Reactions of accused male students “range anywhere from ‘damn, what did I do? And if I did it, I can’t believe I did’ to ‘I didn’t do anything wrong,'” Acree said.

Leon Lawrence, director of multicultural affairs at the College of Architecture, Art and Planning, has talked with about six accused male students. If there is any common thread, it seems to be alcohol, he said.

“If alcohol is involved there seems to be a lot of miscommunication, and thinking that ‘no’ doesn’t really mean ‘no,'” Lawrence said. “A lot of our conversations are about how to help them find ways to take better care of themselves and the people they’re with so it doesn’t happen again.”

Acree required one student accused of rape to develop a program to talk with his peers about sexual assault. He also assigns readings and has extensive conversations with the students.

“Some of the men are very ashamed and embarrassed,” Lawrence said. “There might have been one situation where initially, somebody was angry. But then after they thought about the whole thing, they weren’t … none of them ever said that they were wrongly accused.”

In the cases where proceedings are dropped, these conversations are a “last resort,” Acree said. “If we didn’t do this, nothing would be done. These guys would just be walking around.”

“The people that commit rapes by and large are men and it’s not effective for women to tell men not to rape,” said Prof. Andrea Parrot, chair of Cornell Advocates for Rape Education (CARE). “It’s not effective for a person from a disenfranchised group to tell the powerful group to give up that power.”
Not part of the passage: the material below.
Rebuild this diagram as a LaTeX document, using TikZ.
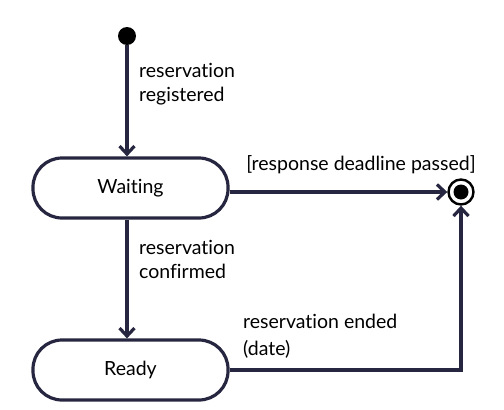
\documentclass[tikz,border=0pt]{standalone}
\usepackage{fontspec}
\setmainfont{Lato}[Ligatures={NoCommon,NoContextual}]
\usetikzlibrary{arrows.meta}
\definecolor{ln}{HTML}{262640}
\begin{document}
\begin{tikzpicture}[x=1pt,y=-1pt,
  state/.style={draw=ln,line width=3.2pt,rounded corners=29pt,minimum width=195pt,minimum height=60pt,inner sep=0pt,font=\fontsize{19.5}{19.5}\selectfont},
  conn/.style={draw=ln,line width=3.2pt,-{Straight Barb[length=8pt,width=15pt,line width=3.2pt]}},
  lbl/.style={font=\fontsize{19.5}{24}\selectfont,inner sep=0pt,anchor=base west}]
\useasboundingbox (0,0) rectangle (504,410);
\node[circle,fill=black,minimum size=18pt,inner sep=0pt] (init) at (127,36) {};
\node[state] (wait) at (130.5,188) {Waiting};
\node[state] (ready) at (130.5,370) {Ready};
\node[circle,draw=black,line width=2.4pt,fill=white,minimum size=25pt,inner sep=0pt] (fin) at (461,192) {};
\node[circle,fill=black,minimum size=15pt,inner sep=0pt] at (fin) {};
\draw[conn] (init) -- (init |- wait.north);
\draw[conn] (wait.south -| init) -- (ready.north -| init);
\draw[conn] (wait.east |- fin) -- (fin.west);
\draw[conn] (ready.east) -| (fin.south);
\node[lbl] (l1a) at (139,77) {reservation};
\node[lbl] (l1b) at (139,101) {registered};
\node[lbl] (l2a) at (139,254) {reservation};
\node[lbl] (l2b) at (139,278) {confirmed};
\node[lbl,anchor=base] (l3) at (361,170) {[response deadline passed]};
\node[lbl] (l4a) at (243,328) {reservation ended};
\node[lbl] (l4b) at (243,355) {(date)};
\end{tikzpicture}
\end{document}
In August 2005, Harvard hired a “prevention specialist” in their Office of Sexual Assault Prevention whose job description focuses on developing and implementing prevention and outreach activities for undergraduate men.

CARE, an official university committee made up of faculty, students, staff and community members, hopes that Cornell will take notice and follow in Harvard’s footsteps.

“The biggest thing that’s lacking is a male educator doing work around masculinities and sexual assault with men,” said Nina Cummings, Gannett Health Center’s victim advocate. “That’s the next step in terms of changing the campus climate.”

However, at the moment, the position is “still in the talking phase,” Cummings said.

“It’s a really complicated issue because I know that colleges don’t want to be known as places where women are raped – which, in fact, they are,” said Toni Sunderland, counselor-advocate at the Advocacy Center, an Ithaca organization that offers support, advocacy and education about sexual assault. “It is very hard for them to get involved and to treat this is as a human rights issue that happens on their campuses.”